Table of Contents

Class CatBoostEncoder<T>

Namespace
AiDotNet.Preprocessing.Encoders
Assembly
AiDotNet.dll

Encodes categorical features using ordered (CatBoost-style) target encoding.

public class CatBoostEncoder<T> : TransformerBase<T, Matrix<T>, Matrix<T>>, IDataTransformer<T, Matrix<T>, Matrix<T>>

Type Parameters

T

The numeric type for calculations (e.g., float, double).

Inheritance
TransformerBase<T, Matrix<T>, Matrix<T>>
CatBoostEncoder<T>
Implements
IDataTransformer<T, Matrix<T>, Matrix<T>>
Inherited Members

Remarks

CatBoostEncoder applies an ordered approach to target encoding that prevents target leakage by only using target values from previous samples when encoding. This is the same technique used in the CatBoost gradient boosting library.

For each sample, the encoding is computed as: (sum of targets for previous samples with same category + prior) / (count + 1)

For Beginners: Regular target encoding can "cheat" by using future information. CatBoost encoding prevents this: - When encoding row 10, it only uses data from rows 1-9 - Row 1 always gets the prior (global mean) since there's nothing before it - This prevents overfitting and works better with gradient boosting

Constructors

CatBoostEncoder(double, CatBoostHandleUnknown, int, int[]?)

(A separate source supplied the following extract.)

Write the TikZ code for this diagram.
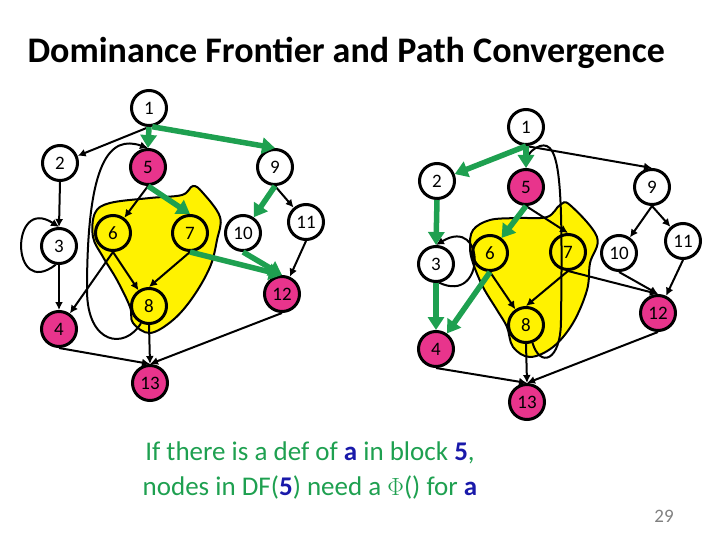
\documentclass[tikz,border=0pt]{standalone}
\usepackage{fontspec}
\setmainfont{Carlito}
\usetikzlibrary{arrows.meta,positioning}
\definecolor{dfpink}{RGB}{232,52,140}
\definecolor{dfgreen}{RGB}{30,160,80}
\definecolor{dfblue}{RGB}{25,25,170}
\tikzstyle{vtx} = [
	circle,
	draw,
	fill=white,
	line width=3pt,
	minimum size=35pt,
	inner sep=0pt,
	font=\fontsize{19}{19}\selectfont
]
\tikzstyle{dfn} = [vtx, fill=dfpink]
\tikzstyle{reg} = [vtx, fill=yellow]
\tikzstyle{cfg} = [line width=2pt, -{Latex[length=8pt,width=8pt]}]
\tikzstyle{dom} = [line width=5.5pt, draw=dfgreen, -{Triangle[length=13pt,width=16pt]}]
\tikzstyle{blob} = [fill=yellow, draw, line width=2pt]

\begin{document}
\begin{tikzpicture}[x=1pt, y=-1pt]
	\useasboundingbox (0,0) rectangle (720,540);
	\node[anchor=base west, font=\fontsize{36}{36}\selectfont\bfseries, name=title] at (24,63) {Dominance Frontier and Path Convergence};

	% region dominated by 5
	\draw[blob] plot[smooth cycle, tension=0.6] coordinates {(95,213) (110,203) (150,198) (182,195) (193,186) (203,193) (220,217) (217,240) (210,267) (193,297) (173,320) (150,333) (133,323) (130,307) (117,280) (103,257) (93,237)};
	\draw[blob] plot[smooth cycle, tension=0.6] coordinates {(473,230) (490,220) (517,218) (547,217) (560,205) (570,205) (597,237) (590,263) (587,290) (573,323) (553,347) (530,357) (513,347) (507,327) (497,310) (483,287) (473,263) (470,247)};

	% left graph
	\node[vtx, name=l1] at (149,108) {1};
	\node[vtx, name=l2] at (60,163) {2};
	\node[dfn, name=l5] at (148,167) {5};
	\node[vtx, name=l9] at (275,167) {9};
	\node[vtx, name=l3] at (59,246) {3};
	\node[reg, name=l6] at (113,233) {6};
	\node[reg, name=l7] at (190,233) {7};
	\node[vtx, name=l10] at (243,233) {10};
	\node[vtx, name=l11] at (306,222) {11};
	\node[dfn, name=l12] at (282,294) {12};
	\node[reg, name=l8] at (149,306) {8};
	\node[dfn, name=l4] at (59,329) {4};
	\node[dfn, name=l13] at (150,383) {13};

	\draw[cfg] (l1.south) -- (l2);
	\draw[cfg] (l2.south) -- (l3.north);
	\draw[cfg] (l3.-100) .. controls (10,300) and (10,195) .. (l3.north);
	\draw[cfg] (l3.south) -- (l4.north);
	\draw[cfg] (l5.south) -- (l6);
	\draw[cfg] (l6.south) -- (l4);
	\draw[cfg] (l6.south) -- (l8);
	\draw[cfg] (l7.south) -- (l8.north);
	\draw[cfg] (l9.south) -- (l11);
	\draw[cfg] (l11.south) -- (l12);
	\draw[cfg] (l8.south) -- (l13.north);
	\draw[cfg] (l4.south) -- (l13.north);
	\draw[cfg] (l12.south) -- (l13.north);
	\draw[cfg] (l8.-115) .. controls (125,350) and (87,345) .. (87,290) .. controls (87,160) and (110,135) .. (l5.north);
	\draw[dom] (l1.south) -- (l5.north);
	\draw[dom] (l1.-80) -- (l9.north);
	\draw[dom] (l5.south) -- (l7.north);
	\draw[dom] (l9.south) -- (l10);
	\draw[dom] (l7.south) -- (l12.north);
	\draw[dom] (l10.south) -- (l12.north);

	% right graph
	\node[vtx, name=r1] at (526,127) {1};
	\node[vtx, name=r2] at (437,181) {2};
	\node[dfn, name=r5] at (526,187) {5};
	\node[vtx, name=r9] at (652,187) {9};
	\node[vtx, name=r3] at (436,264) {3};
	\node[reg, name=r6] at (490,253) {6};
	\node[reg, name=r7] at (568,252) {7};
	\node[vtx, name=r10] at (619,253) {10};
	\node[vtx, name=r11] at (683,241) {11};
	\node[dfn, name=r12] at (658,313) {12};
	\node[reg, name=r8] at (526,325) {8};
	\node[dfn, name=r4] at (436,349) {4};
	\node[dfn, name=r13] at (527,402) {13};

	\draw[cfg] (r1.south) -- (r9.north);
	\draw[cfg] (r3.-80) .. controls (486,305) and (486,215) .. (r3.north);
	\draw[cfg] (r5.south) -- (r7.north);
	\draw[cfg] (r6.south) -- (r8);
	\draw[cfg] (r7.south) -- (r8.north);
	\draw[cfg] (r7.south) -- (r12.north);
	\draw[cfg] (r9.south) -- (r10);
	\draw[cfg] (r9.south) -- (r11);
	\draw[cfg] (r10.south) -- (r12.north);
	\draw[cfg] (r11.south) -- (r12);
	\draw[cfg] (r8.south) -- (r13.north);
	\draw[cfg] (r4.south) -- (r13.north);
	\draw[cfg] (r12.south) -- (r13.north);
	\draw[cfg] (r8.-70) .. controls (540,368) and (561,362) .. (561,320) .. controls (563,180) and (560,140) .. (540,146) .. controls (532,149) and (527,155) .. (r5.north);
	\draw[dom] (r1.south) -- (r2);
	\draw[dom] (r1.south) -- (r5.north);
	\draw[dom] (r2.south) -- (r3.north);
	\draw[dom] (r3.south) -- (r4.north);
	\draw[dom] (r5.south) -- (r6);
	\draw[dom] (r6.south) -- (r4);

	\node[text=dfgreen, align=center, font=\fontsize{27}{35}\selectfont, name=note] at (310,470) {If there is a def of \textcolor{dfblue}{\textbf{a}} in block \textcolor{dfblue}{\textbf{5}},\\nodes in DF(\textcolor{dfblue}{\textbf{5}}) need a $\Phi$() for \textcolor{dfblue}{\textbf{a}}};
	\node[text=gray, font=\fontsize{19}{19}\selectfont, name=pageno] at (664,516) {29};
\end{tikzpicture}
\end{document}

Creates a new instance of CatBoostEncoder<T>.

public CatBoostEncoder(double prior = 1, CatBoostHandleUnknown handleUnknown = CatBoostHandleUnknown.UseGlobalMean, int randomState = 0, int[]? columnIndices = null)

Parameters

prior double

Prior weight for regularization. Higher values add more smoothing. Defaults to 1.0.

handleUnknown CatBoostHandleUnknown

How to handle unknown categories. Defaults to UseGlobalMean.

randomState int

Random seed for shuffling order. Defaults to 0.

columnIndices int[]

The column indices to encode, or null for all columns.

Properties

GlobalMean

Gets the global target mean.

public double GlobalMean { get; }

Property Value

double

HandleUnknown

Gets how unknown categories are handled.

public CatBoostHandleUnknown HandleUnknown { get; }

Property Value

CatBoostHandleUnknown

Prior

Gets the prior value (regularization).

public double Prior { get; }

Property Value

double

SupportsInverseTransform

Gets whether this transformer supports inverse transformation.

public override bool SupportsInverseTransform { get; }

Property Value

bool

Methods

Fit(Matrix<T>, Vector<T>)

Fits the encoder by computing category statistics.

public void Fit(Matrix<T> data, Vector<T> target)

Parameters

data Matrix<T>

The feature matrix to fit.

target Vector<T>

The target values.

FitCore(Matrix<T>)

Fits the encoder (requires target via specialized Fit method).

protected override void FitCore(Matrix<T> data)

Parameters

data Matrix<T>

FitTransform(Matrix<T>, Vector<T>)

Fits and transforms using ordered target encoding (CatBoost style).

public Matrix<T> FitTransform(Matrix<T> data, Vector<T> target)

Parameters

data Matrix<T>

The feature matrix.

target Vector<T>

The target values.

Returns

Matrix<T>

The encoded data with ordered target statistics.

GetFeatureNamesOut(string[]?)

Gets the output feature names after transformation.

public override string[] GetFeatureNamesOut(string[]? inputFeatureNames = null)

Parameters

inputFeatureNames string[]

Returns

string[]

InverseTransformCore(Matrix<T>)

Inverse transformation is not supported.

protected override Matrix<T> InverseTransformCore(Matrix<T> data)

Parameters

data Matrix<T>

Returns

Matrix<T>

TransformCore(Matrix<T>)

Transforms test data using full category statistics (for inference).

protected override Matrix<T> TransformCore(Matrix<T> data)

Parameters

data Matrix<T>

Returns

Matrix<T>

TransformWithTarget(Matrix<T>, Vector<T>)

Transforms training data using ordered encoding (only uses previous samples).

public Matrix<T> TransformWithTarget(Matrix<T> data, Vector<T> target)

Parameters

data Matrix<T>

The data to transform.

target Vector<T>

The target values (for ordered calculation).

Returns

Matrix<T>

The encoded data.